My six-person team and I, as the revered Sri Kumaré, spent months rolling around Arizona meeting characters who professed to have all sorts of wisdom. We had Easter with a New Age Christian priestess who was married to an Elvis impersonator, channeled Siddhartha Gautama in her backyard and gave aura readings for a small fee. We ran into a Sanskrit scholar of great academic acclaim in a Vortex surrounded by a fleet of disciples. I talked to a psychic who guessed my birthday upon my entering his consultation room—and said I was there to lay judgment on the world around me. And these encounters are all in a two-hour stop for lunch in Sedona, a place that in itself feels like a movie set.

On one journey into the desert, I met a spiritual leader named Gabriel of Urantia. To me, Gabriel lacked any detectable charisma. Yet he ruled over a vast utopian community of a hundred people who believed themselves a “cosmic family” of intergalactic descendents reunited on a farm by the Mexican border. They each had a D&D-esque name, like Amadon or Centria, bestowed upon them by their leader. For the people on the inside, “Living in the fourth dimension,” this man had the answers to the big questions of humanity. To me, a lowly 3-D outsider, his tale seemed too genre, almost cartoonish—alien abduction, divine voices, great epiphanies. To Kumaré, he was an ingenious storyteller. We all had the same question: How had he built this tiny empire? How did he get people to believe him—or, rather, in him?

As the story goes, about 10 years ago, Nancy, a statuesque and eloquent woman, decided that this man was indeed channeling the celestial deity Paladin. Why or how she interpreted his fantastic incantations for cosmic authority is beyond me. But she did. She moved into a trailer park with him. Tony from Pittsburgh renamed himself Gabriel of the planet Urantia (also known as Earth) and renamed his bride Niann. She soon found herself inviting new followers into their yurts. After that, it’s not hard to see how people could align themselves with the enigmatic pair. Their lives were inspired by a higher vision and direction, i.e., purpose and a narrative structure. Few people have these. If she believes, why wouldn’t I?
There is a fine line between a raving lunatic and spiritual leader. It is those first believers that turn a delusion of grandeur into a feasible worldview. In my case, my first believers were my producers. Luckily they were my old friends and business partners. Bryan was my classmate in Indo-Tibetan philosophy class in college. I was writing about the intersection of physics and Kashmir Shaivism, Bryan about Buddhist deities and Freud. Brendan had been an improv actor in a comedy troupe and a was master of all things production. We all worked at the television station in college on comedy programming. We were a Hindu, a Catholic and a Jew, all disgruntled by the illusions around us and driven by similar reasons. While the film features me, it is about all of us. And we want it to resonate with everyone.

Bryan and Brendan knew my flaws and my strengths perhaps better than I. They encouraged me to take improv classes, become a refined yoga practitioner, speak clearly and hone my message.
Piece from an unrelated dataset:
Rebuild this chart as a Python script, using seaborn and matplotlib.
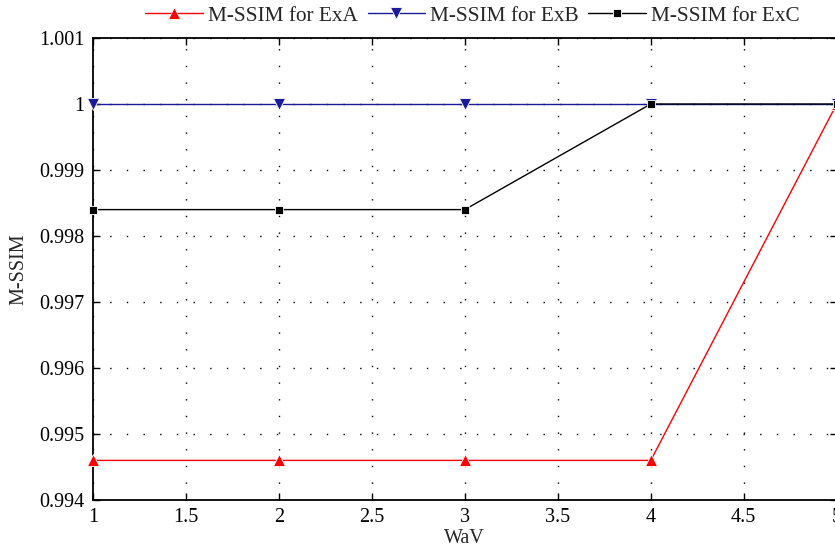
import matplotlib
matplotlib.use("Agg")
import matplotlib.pyplot as plt
from matplotlib.ticker import MultipleLocator, FuncFormatter
import seaborn as sns
import pandas as pd

# WaV levels and M-SSIM scores per experiment
wav = [1, 2, 3, 4, 5]
ssim_exa = [0.9946, 0.9946, 0.9946, 0.9946, 1.0]
ssim_exb = [1.0, 1.0, 1.0, 1.0, 1.0]
ssim_exc = [0.9984, 0.9984, 0.9984, 1.0, 1.0]
series_names = ["M-SSIM for ExA", "M-SSIM for ExB", "M-SSIM for ExC"]

df = pd.concat([
    pd.DataFrame({"WaV": wav, "M-SSIM": vals, "series": name})
    for name, vals in zip(series_names, [ssim_exa, ssim_exb, ssim_exc])
], ignore_index=True)

sns.set_theme(style="white")
plt.rcParams["font.family"] = ["Liberation Serif", "DejaVu Serif"]

fig = plt.figure(figsize=(8.35, 5.5), dpi=100)
ax = fig.add_axes([93 / 835, 50 / 550, (836.7 - 93) / 835, (500 - 38) / 550])

palette = {series_names[0]: "#ff0000", series_names[1]: "#1a1a9c", series_names[2]: "#000000"}
markers = {series_names[0]: "^", series_names[1]: "v", series_names[2]: "s"}
msizes = {series_names[0]: 9, series_names[1]: 9, series_names[2]: 6}

sns.lineplot(data=df, x="WaV", y="M-SSIM", hue="series", style="series",
             palette=palette, markers=markers, dashes=False, linewidth=1.0,
             markeredgewidth=0.6, ax=ax, legend=True)

for line, name in zip(ax.lines, series_names):
    line.set_markersize(msizes[name])
    line.set_clip_on(False)
    line.set_zorder(3)

ax.set_xlim(1, 5)
ax.set_ylim(0.994, 1.001)
ax.xaxis.set_major_locator(MultipleLocator(0.5))
ax.yaxis.set_major_locator(MultipleLocator(0.001))

def fmt_x(v, pos):
    return f"{round(v, 2):g}"

def fmt_y(v, pos):
    return f"{round(v, 4):.3f}".rstrip("0").rstrip(".")

ax.xaxis.set_major_formatter(FuncFormatter(fmt_x))
ax.yaxis.set_major_formatter(FuncFormatter(fmt_y))

ax.grid(True, color="black", linestyle=(0, (1, 11)), linewidth=1.0)
ax.tick_params(direction="in", length=5, width=1.0, top=True, right=True,
               bottom=True, left=True, labelsize=14.5, colors="black", pad=6)
for s in ax.spines.values():
    s.set_color("black")
    s.set_linewidth(1.3)

ax.set_xlabel("WaV", fontsize=14.5, labelpad=1)
ax.set_ylabel("M-SSIM", fontsize=14.5, labelpad=8)

handles, labels = ax.get_legend_handles_labels()
ax.get_legend().remove()
for h, name in zip(handles, labels):
    h.set_markersize(msizes.get(name, 8))
fig.legend(handles, labels, loc="center", bbox_to_anchor=(0.566, 0.971), ncol=3,
           frameon=False, fontsize=15.3, handlelength=2.7, handletextpad=0.25,
           columnspacing=0.45, borderaxespad=0)

fig.savefig("out.png", dpi=100)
Because they were educated with the same academics and laughed at the same jokes, the vision soon became our communal vision. Their initial belief in me was what allowed me to dress up like a crazy man and not feel like one. After that, we were capable of building a team without a script or any guarantees. We got a producer who worked with Sacha Baron Cohen and had studied religion like us. After, each new person came to the table with their own motivations, drawn from their own personal experience. Everyone took a leap of faith to join this crazy experiment because other people had been bold enough to. For a brief moment, Kumaré the Production was a religious movement. Perhaps the students we met in the film were open to Kumaré because they admired his believers, i.e., my film crew.

Gabriel, a cinephile and film critic, was himself in many ways an amazing director. His vision is as expansive as that of any great storyteller. He mastered making life imitate art. He created a new seductive version of reality based on communal, eco-conscious living. I loved it there. And people loved Kumaré back.

The world Gabriel had created was epic, not because of the Hobbit houses that the residents of Urantia lived in, but because it functioned on a sublime narrative that kept all his residents excited and inspired. Every day they worked on the commune, and then every night they read the next chapter from the multi-volume The Urantia Book, their holy text. He was a master at telling a story, a modern-day Scheherazade. Story keeps people happy; it creates order and purpose.

But Gabriel was by no means perfect. Over our time together, he often forgot historic details of his own life: His kids’ names, the order of their births, the details of his “secret” alien abduction (which is clearly made public in the forward to his book).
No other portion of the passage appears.